前回昇格した2022年も終盤まで優勝争いをしていたが、あの時は連敗と連勝を繰り返し何とか昇格を果たした。あの時のことがオーバーラップする。2年前と同じではないといいたいからこそ、良いゲームを見せてほしい思いもある。3位対象のチームが負けたから昇格が決まり、その後の試合で負けるという恥ずかしさすら感じた2年前と同じ轍は踏まない。

自動昇格までの勝ち点マジック5が、横浜が勝利したことで2となった。残り4試合で勝ち点11差。残り4試合で横浜が勝ち点2以上を積むか、長崎が1試合でも引き分け以下で横浜の昇格は確定する。長崎が自動昇格するには、長崎の全勝はマストとなった。
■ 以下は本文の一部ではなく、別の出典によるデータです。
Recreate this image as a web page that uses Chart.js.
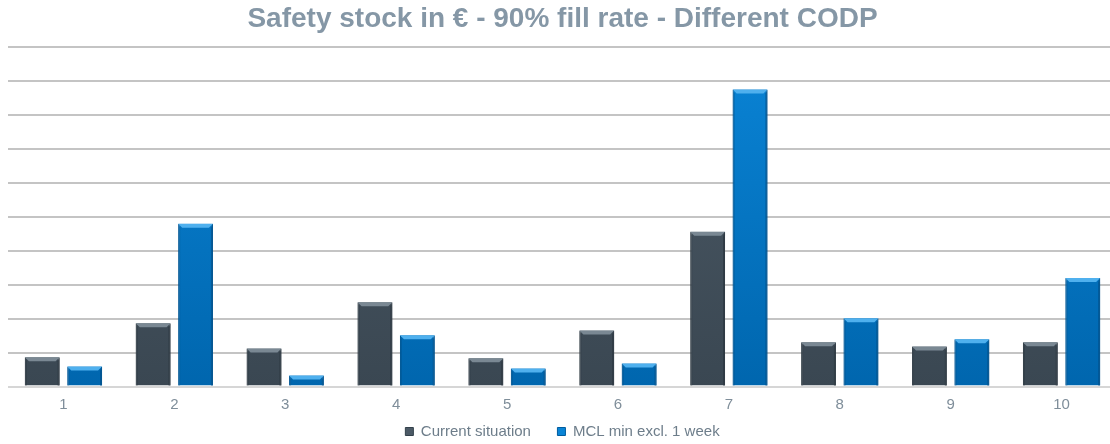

今節清水が引き分けに終わったことで、横浜は再び首位に返り咲いた。もう清水との対戦はない。残り4つ全て勝てば自力での優勝も決まる。

プレーオフ争い真っ只中の仙台と岡山との試合が続く。この日のような選手の気持ちや考えがバラバラな状態では負ける。試合終盤のPKを外して秋田に敗れた仙台、長崎を倒すも甲府に大敗した岡山。このままでは終わらないだろう。バウンスバック。得てしてこうした悔しい敗戦をしたチームが一気に立て直してくることはある。

それでもだ。横浜の方が強いクラブであると試合に勝利して認識させることが首位のクラブの矜持である。仙台、栃木には前半戦で敗れている。山口には勝てなかった。まだ取り返すべき忘れ物がある。